Problem statement: Below this line are records; write out exactly the lines from the one containing "Clone this chart in matplotlib." through the one containing "ax = fig.add_axes([95", with the pictures left out.

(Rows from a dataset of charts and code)
++++++++++

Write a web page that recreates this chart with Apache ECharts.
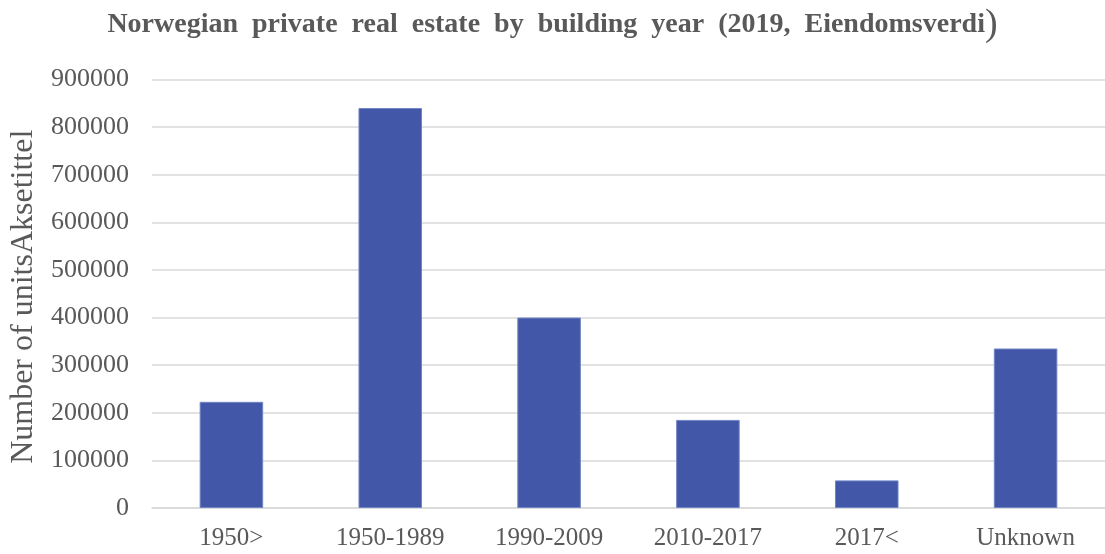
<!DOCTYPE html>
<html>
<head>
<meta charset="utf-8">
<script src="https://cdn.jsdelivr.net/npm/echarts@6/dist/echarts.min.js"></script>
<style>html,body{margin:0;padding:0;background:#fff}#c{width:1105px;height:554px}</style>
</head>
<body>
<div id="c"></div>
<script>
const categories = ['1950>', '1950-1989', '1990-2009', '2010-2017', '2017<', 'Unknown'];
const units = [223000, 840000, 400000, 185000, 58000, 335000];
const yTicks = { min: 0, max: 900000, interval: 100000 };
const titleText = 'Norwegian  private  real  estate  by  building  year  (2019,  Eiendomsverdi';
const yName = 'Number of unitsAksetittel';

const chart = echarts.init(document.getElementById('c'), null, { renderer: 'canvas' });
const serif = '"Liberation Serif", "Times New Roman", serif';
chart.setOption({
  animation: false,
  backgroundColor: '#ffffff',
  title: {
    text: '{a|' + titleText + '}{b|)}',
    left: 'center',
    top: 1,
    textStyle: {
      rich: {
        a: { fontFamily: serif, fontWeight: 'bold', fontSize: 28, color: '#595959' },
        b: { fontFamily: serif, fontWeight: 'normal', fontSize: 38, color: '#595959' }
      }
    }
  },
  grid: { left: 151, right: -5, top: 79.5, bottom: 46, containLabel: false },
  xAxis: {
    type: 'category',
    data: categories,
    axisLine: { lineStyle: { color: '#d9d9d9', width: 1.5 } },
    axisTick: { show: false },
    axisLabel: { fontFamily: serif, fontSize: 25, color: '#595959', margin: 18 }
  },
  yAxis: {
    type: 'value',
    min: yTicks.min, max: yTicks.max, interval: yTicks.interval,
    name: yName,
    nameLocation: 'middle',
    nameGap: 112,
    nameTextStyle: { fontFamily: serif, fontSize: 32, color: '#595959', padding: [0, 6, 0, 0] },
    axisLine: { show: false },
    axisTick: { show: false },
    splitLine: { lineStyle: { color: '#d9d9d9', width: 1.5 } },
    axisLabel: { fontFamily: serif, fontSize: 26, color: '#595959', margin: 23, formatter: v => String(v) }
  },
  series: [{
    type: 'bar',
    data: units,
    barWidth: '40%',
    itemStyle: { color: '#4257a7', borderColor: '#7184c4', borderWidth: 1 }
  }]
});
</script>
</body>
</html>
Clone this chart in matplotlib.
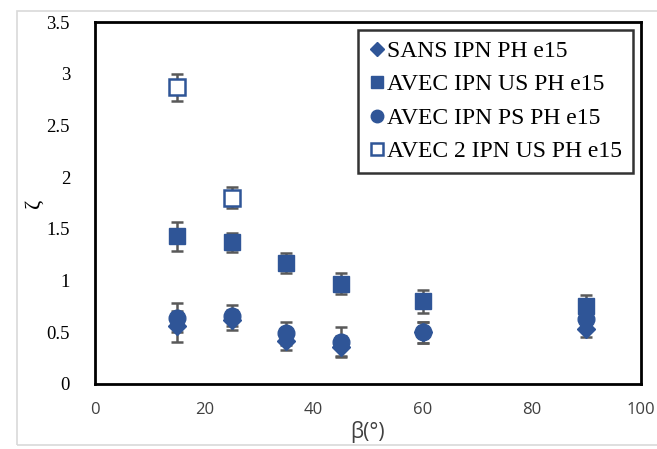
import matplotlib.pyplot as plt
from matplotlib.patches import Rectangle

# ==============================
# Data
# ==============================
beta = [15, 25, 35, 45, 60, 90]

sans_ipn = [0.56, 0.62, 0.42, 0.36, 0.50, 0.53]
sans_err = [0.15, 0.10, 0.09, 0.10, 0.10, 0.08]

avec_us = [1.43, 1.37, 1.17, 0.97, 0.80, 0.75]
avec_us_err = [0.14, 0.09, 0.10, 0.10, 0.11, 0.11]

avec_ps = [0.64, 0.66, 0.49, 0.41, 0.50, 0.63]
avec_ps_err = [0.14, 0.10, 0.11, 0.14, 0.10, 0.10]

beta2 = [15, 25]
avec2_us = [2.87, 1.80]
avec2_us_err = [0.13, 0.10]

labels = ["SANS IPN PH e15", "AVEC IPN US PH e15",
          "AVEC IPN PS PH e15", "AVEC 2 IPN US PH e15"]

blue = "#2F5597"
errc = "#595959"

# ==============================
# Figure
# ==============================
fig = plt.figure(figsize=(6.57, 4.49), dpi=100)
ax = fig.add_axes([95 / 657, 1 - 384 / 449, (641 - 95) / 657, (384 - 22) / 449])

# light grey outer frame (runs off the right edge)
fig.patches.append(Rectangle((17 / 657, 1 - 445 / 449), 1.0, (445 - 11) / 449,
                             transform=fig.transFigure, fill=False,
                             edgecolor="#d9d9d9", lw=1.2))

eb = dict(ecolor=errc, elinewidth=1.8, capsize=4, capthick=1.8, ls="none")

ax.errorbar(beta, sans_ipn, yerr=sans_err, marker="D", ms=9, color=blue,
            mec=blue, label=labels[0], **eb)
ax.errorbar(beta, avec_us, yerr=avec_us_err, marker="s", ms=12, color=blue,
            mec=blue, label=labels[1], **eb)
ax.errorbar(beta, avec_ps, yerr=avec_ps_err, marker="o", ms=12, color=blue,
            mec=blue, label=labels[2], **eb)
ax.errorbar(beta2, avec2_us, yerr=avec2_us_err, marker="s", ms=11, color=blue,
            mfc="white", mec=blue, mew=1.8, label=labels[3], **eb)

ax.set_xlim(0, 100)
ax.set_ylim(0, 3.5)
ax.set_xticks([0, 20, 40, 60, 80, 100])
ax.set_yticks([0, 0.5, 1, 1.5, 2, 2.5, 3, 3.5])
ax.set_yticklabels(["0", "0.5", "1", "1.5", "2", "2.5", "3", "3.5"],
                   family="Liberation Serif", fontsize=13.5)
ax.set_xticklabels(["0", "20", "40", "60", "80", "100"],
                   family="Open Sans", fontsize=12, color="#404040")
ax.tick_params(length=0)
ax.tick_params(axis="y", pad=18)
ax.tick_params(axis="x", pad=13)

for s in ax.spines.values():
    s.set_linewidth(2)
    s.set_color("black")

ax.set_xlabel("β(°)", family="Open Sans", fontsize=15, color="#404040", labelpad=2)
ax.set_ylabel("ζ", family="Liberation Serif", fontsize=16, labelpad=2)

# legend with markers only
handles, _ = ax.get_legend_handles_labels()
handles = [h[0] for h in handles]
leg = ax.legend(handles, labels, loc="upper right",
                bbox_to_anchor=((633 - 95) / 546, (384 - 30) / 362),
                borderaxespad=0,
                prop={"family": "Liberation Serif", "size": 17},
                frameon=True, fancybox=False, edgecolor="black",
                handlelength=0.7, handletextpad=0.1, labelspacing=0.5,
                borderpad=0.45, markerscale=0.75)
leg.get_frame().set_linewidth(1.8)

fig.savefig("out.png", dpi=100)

++++++++++

Output for this task:
Clone this chart in matplotlib.
import matplotlib.pyplot as plt
from matplotlib.patches import Rectangle

# ==============================
# Data
# ==============================
beta = [15, 25, 35, 45, 60, 90]

sans_ipn = [0.56, 0.62, 0.42, 0.36, 0.50, 0.53]
sans_err = [0.15, 0.10, 0.09, 0.10, 0.10, 0.08]

avec_us = [1.43, 1.37, 1.17, 0.97, 0.80, 0.75]
avec_us_err = [0.14, 0.09, 0.10, 0.10, 0.11, 0.11]

avec_ps = [0.64, 0.66, 0.49, 0.41, 0.50, 0.63]
avec_ps_err = [0.14, 0.10, 0.11, 0.14, 0.10, 0.10]

beta2 = [15, 25]
avec2_us = [2.87, 1.80]
avec2_us_err = [0.13, 0.10]

labels = ["SANS IPN PH e15", "AVEC IPN US PH e15",
          "AVEC IPN PS PH e15", "AVEC 2 IPN US PH e15"]

blue = "#2F5597"
errc = "#595959"

# ==============================
# Figure
# ==============================
fig = plt.figure(figsize=(6.57, 4.49), dpi=100)
ax = fig.add_axes([95 / 657, 1 - 384 / 449, (641 - 95) / 657, (384 - 22) / 449])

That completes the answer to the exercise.